By Paul Maryniak for East Valley Tribune
East Valley motorists in the coming years will reap a significant part of a billion-dollar windfall that will jump-start upgrades on several key highways in the region.
That forecast to the Chandler Chamber of Commerce came recently from Bob Hazlett, senior engineering manager for the Maricopa Association of Governments.
Some major projects include:
- Extending the third and HOV lanes on U.S. 60 out to Apache Junction;
- Widening by one lane in each direction the Loop 101 Price Freeway between the U.S. 60 and Santan Freeway;
- Widening portions of the Loop 202 Santan and Red Mountain freeways;
- Adding an interchange at the Santan Freeway and Lindsay Road;
- Extending SR 24 from Ellsworth Road to Ironwood Road;
- Widening I-10 around the Broadway Curve and making other improvements along I-10 between Pecos Road and the I-17 split.
The timetable for these and nine other projects was accelerated – and may be moved up again next month – as a result of an unexpected surplus that gave MAG an extra $1.8B for projects over the next 10 years for a total $5.02B.
Of that, $1.77B will go to the South Mountain Freeway, the most expensive highway project Arizona has ever undertaken.
Another $1.25B is funding the accelerated projects in the East Valley and other parts of the metropolitan area, particularly the West Valley.
Hazlett said projections made in 2012 basically were off by $1.8B. That’s partially because revenue from taxes, mainly the levy on gasoline, turned out 55 percent over the original estimate.
Additionally, he said, savings have been achieved by the Arizona Department of Transportation’s adoption of a “cost-risk analysis” of proposed projects that helps highway planners get a better idea of the most effective approaches to problem areas.

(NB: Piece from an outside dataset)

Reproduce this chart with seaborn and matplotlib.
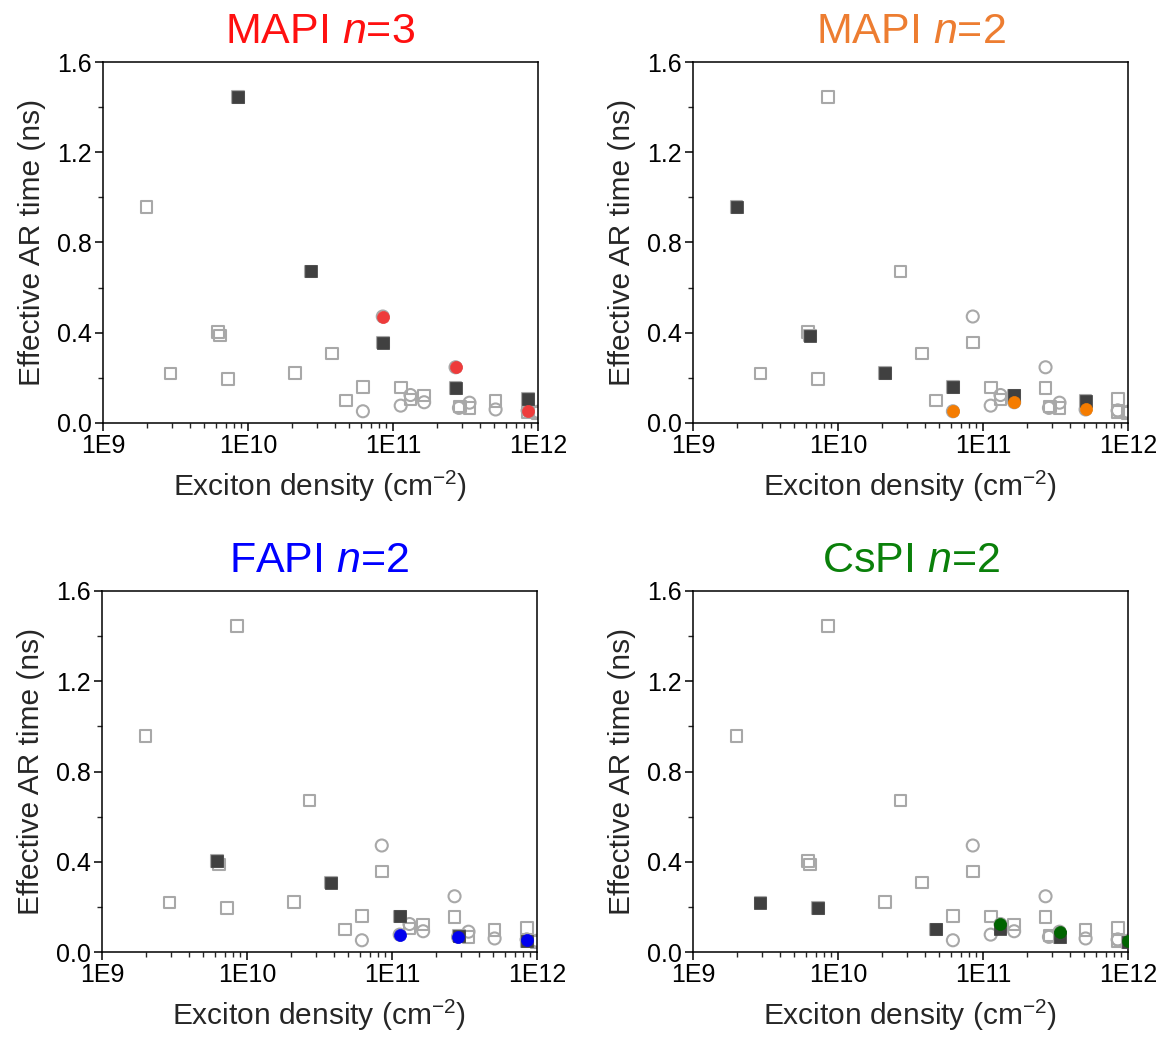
import numpy as np
import pandas as pd
import matplotlib
matplotlib.use("Agg")
import matplotlib.pyplot as plt
import matplotlib.ticker as mticker
import seaborn as sns

# data (squares = dark filled, circles = coloured)
mapi3_sq_x = [8.5e9, 2.7e10, 8.5e10, 2.7e11, 8.5e11]
mapi3_sq_y = [1.445, 0.672, 0.356, 0.155, 0.107]
mapi3_ci_x = [8.5e10, 2.7e11, 8.5e11]
mapi3_ci_y = [0.472, 0.247, 0.055]

mapi2_sq_x = [2.0e9, 6.4e9, 2.1e10, 6.2e10, 1.64e11, 5.1e11]
mapi2_sq_y = [0.958, 0.387, 0.222, 0.159, 0.122, 0.097]
mapi2_ci_x = [6.2e10, 1.64e11, 5.1e11]
mapi2_ci_y = [0.052, 0.092, 0.060]

fapi2_sq_x = [6.2e9, 3.78e10, 1.14e11, 2.9e11, 8.5e11]
fapi2_sq_y = [0.402, 0.308, 0.158, 0.073, 0.050]
fapi2_ci_x = [1.13e11, 2.85e11, 8.5e11]
fapi2_ci_y = [0.077, 0.067, 0.055]

cspi2_sq_x = [2.92e9, 7.3e9, 4.75e10, 1.32e11, 3.37e11, 1.0e12]
cspi2_sq_y = [0.219, 0.194, 0.100, 0.104, 0.067, 0.045]
cspi2_ci_x = [1.32e11, 3.37e11, 1.0e12]
cspi2_ci_y = [0.124, 0.090, 0.050]

panels = ["MAPI", "MAPI", "FAPI", "CsPI"]
panel_n = ["3", "2", "2", "2"]
title_colors = ["#ff1010", "#ed7d31", "#0000ff", "#0a800a"]
circle_colors = ["#ee3b3b", "#f57c00", "#0000ee", "#006400"]

sq_x = [mapi3_sq_x, mapi2_sq_x, fapi2_sq_x, cspi2_sq_x]
sq_y = [mapi3_sq_y, mapi2_sq_y, fapi2_sq_y, cspi2_sq_y]
ci_x = [mapi3_ci_x, mapi2_ci_x, fapi2_ci_x, cspi2_ci_x]
ci_y = [mapi3_ci_y, mapi2_ci_y, fapi2_ci_y, cspi2_ci_y]

rows = []
for i in range(4):
    for x, y in zip(sq_x[i], sq_y[i]):
        rows.append((i, "square", x, y))
    for x, y in zip(ci_x[i], ci_y[i]):
        rows.append((i, "circle", x, y))
df = pd.DataFrame(rows, columns=["panel", "shape", "density", "time"])

sns.set_style("ticks")
plt.rcParams["font.family"] = ["Liberation Sans", "DejaVu Sans"]
plt.rcParams["mathtext.fontset"] = "custom"
plt.rcParams["mathtext.rm"] = "Liberation Sans"
plt.rcParams["mathtext.it"] = "Liberation Sans:italic"

fig = plt.figure(figsize=(11.67, 10.39), dpi=100)
W, H = 1167, 1039
boxes = [(103, 62), (693, 62), (102, 591), (693, 591)]
gray = "#a8a8a8"
dark = "#404040"

for i, (lx, ty) in enumerate(boxes):
    ax = fig.add_axes([lx / W, 1 - (ty + 361) / H, 435 / W, 361 / H])
    sq_all = df[df["shape"] == "square"]
    ci_all = df[df["shape"] == "circle"]
    sns.scatterplot(data=sq_all, x="density", y="time", marker="s", s=70,
                    facecolor="none", edgecolor=gray, linewidth=1.5, ax=ax, zorder=2)
    sns.scatterplot(data=ci_all, x="density", y="time", marker="o", s=75,
                    facecolor="none", edgecolor=gray, linewidth=1.5, ax=ax, zorder=2)
    own = df[df["panel"] == i]
    sns.scatterplot(data=own[own["shape"] == "square"], x="density", y="time",
                    marker="s", s=70, color=dark, edgecolor=dark, linewidth=0.5,
                    ax=ax, zorder=3)
    sns.scatterplot(data=own[own["shape"] == "circle"], x="density", y="time",
                    marker="o", s=75, color=circle_colors[i], edgecolor=circle_colors[i],
                    linewidth=0.5, ax=ax, zorder=4)

    ax.set_xscale("log")
    ax.set_xlim(1e9, 1e12)
    ax.set_ylim(0, 1.6)
    ax.xaxis.set_major_locator(mticker.LogLocator(base=10, numticks=10))
    ax.xaxis.set_minor_locator(mticker.LogLocator(base=10, subs=np.arange(2, 10), numticks=10))
    ax.xaxis.set_minor_formatter(mticker.NullFormatter())
    ax.xaxis.set_major_formatter(mticker.FuncFormatter(lambda v, p: "1E%d" % round(np.log10(v))))
    ax.yaxis.set_major_locator(mticker.MultipleLocator(0.4))
    ax.yaxis.set_minor_locator(mticker.MultipleLocator(0.2))
    ax.yaxis.set_major_formatter(mticker.FormatStrFormatter("%.1f"))
    ax.tick_params(which="major", direction="out", length=6, width=1.1, labelsize=18,
                   colors="black", pad=2)
    ax.tick_params(which="minor", direction="out", length=3.5, width=1.0)
    for sp in ax.spines.values():
        sp.set_visible(True)
        sp.set_linewidth(1.1)
        sp.set_color("black")
    ax.set_xlabel("Exciton density (cm$^{-2}$)", fontsize=21.5, labelpad=8)
    ax.set_ylabel("Effective AR time (ns)", fontsize=21.5, labelpad=8)
    ax.set_title("%s $n$=%s" % (panels[i], panel_n[i]), fontsize=31,
                 color=title_colors[i], pad=14)
    if ax.get_legend() is not None:
        ax.get_legend().remove()

fig.savefig("out.png", dpi=100)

Hazlett said various economic development projects in Chandler warrant the Price Freeway upgrade, while the Lindsay Road interchange at the Santan Freeway is in response to the massive Rivulon mixed-use development in Gilbert.
For Southeast Valley motorists, the improvements will sweep across the region from I-10 and into western Pinal County.
By far the most ambitious project, however, involves the Broadway Curve and the entire length of the I-10 between Pecos Road and the I-17 split – a segment that MAG and the Arizona Department of Transportation call “The Spine” because it handles 40 percent of all Valley traffic daily.
It could also be called “the headache” by East Valley commuters whose commute to downtown Phoenix involves I-10 from the U.S. 60 or the Santan Freeway.
At one time not too long ago, there had been plans to expand the I-10 to 25 lanes and the I-17 to 16 around the Broadway Curve, Hazlett said.
“As you can imagine, if we widened it that much, we’d be wiping out a lot of homes and a lot of businesses,” he added. “We started asking, do we really need that capacity?”
The result of that question is a “more holistic, comprehensive look” at I-10 that will involve a few extra lanes, but a relocation of interchanges connecting the U.S. 60 and State Route 143 so that it can eliminate the dangerous cross-overs that traffic now makes in that area.